Examples: The car broke down before the last Godspeed You Black Emperor
show; I misread the date for the Magnetic Fields concert.
It's almost as if Rocktzlcoatl, the evil god of music, is punishing me for
that year I spent listening to nothing but ska. This terrible habit
eventually got out of control enough to become a new year's resolution this
year: eat better, exercise more, and don't miss shows. I swear, it's written
down.
But this time, I've got the advantage. I know for a fact that I haven't
missed Migala, because they haven't toured the U.S. yet. (That's right,
Rocktzlcoatl-- eat it.) Even if I'd seen Migala in their native Spain
opening for the Magnetic Fields, Damon and Naomi, and Smog, or when they
were backing Will Oldham on his Spanish tour, I doubt even I could
have been oblivious. Migala don't play forgettable music.

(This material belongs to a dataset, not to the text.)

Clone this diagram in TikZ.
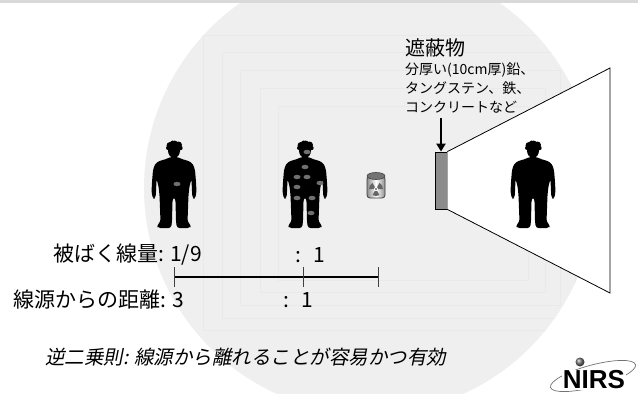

Arde, the third album by this Madritian sextet, is nothing short of
elemental in its beauty. Strings, accordions, woodwinds, snatches of
television dialogue, sound effects, noise effects, shattering glass from
auto accidents, and ambient cooing are all piled on a pilaf of Spanish-tinged
folk. It's half instrumental, and half sung in English. The heavily
accented vocals of Abel Hernandez imbue Migala's lyrics with a lazy,
seemingly effortless poeticism ("Was at night so violently cold/ We thought
the wind was howling for us"). Recurring themes appear in both musical
phrases and lyrical imagery. The underlying content dwells on disaster as
prerogative; it comes off as deeply contemplative without bowing to
pretension. It's ambitious, and what's more, it's successful.
"Primera Parada" opens the disc, a traditional Spanish song reminiscent of
Los Lobos' "Rio de Tenampa," but with more grandiose cymbal flourishes. The
second track, "El Caballo del Mal," takes a Calexico-style spaghetti western
soundtrack base and adds embellishments like dancing vibes, swirling white
noise and a soft, fingerpicked outro. I'm already sold, even before the
first syllable is sung.
Vocalist Abel Hernandez's Leonard Cohen-like, measured croon appears for
the first time in "Fortune's Show of Our Last." Halfway through, the song
abandons its straightforward melody in favor of sound collage. But even
after the music is buried under layers of feedback and noise, the faintest
hint of the original melody is evident, like an outline of a fossil suggested
in rock strata. In "Last Fool Around" and "Suburban Empty Movie Theatre,"
Migala evokes early Velvet Underground in their rhythms and song structures
but displays a more layered approach to song-building.
At their darkest ("La Noche"), the band dives headlong into an ambient abyss
and wallows in fog-thick atmosphere. The piece feels like a soundtrack to a
Wim Wenders nightmare. Two chords alternate atop a gulping bassline; ghostly,
foreign words are whispered into your ear; disembodied choral-synth voices
groan like Tibetan monks in the background; a loon cries out; and just before
the end, we're offered a fleeting glimpse of a countermelody. It all works
brilliantly, as does the album as a whole.
Another standout, "Cuatro Estaciones," builds serpentine hissing to climax
and then eases down in a gentle denouement. Beginning with fast, fluid
guitarwork, it then leads the listener into a swirl of ominous, minor key
strings. Post-rock white noise enters as bursts of short static. It sounds
like the hitching breath of the monster that lived under my bed as a child.
And what makes this album mesmerizing is just that-- its ability to convey
terror and beauty simultaneously. Arde is perfect music for both the
darkest shadows of midnight, and the brightest glare of dawn.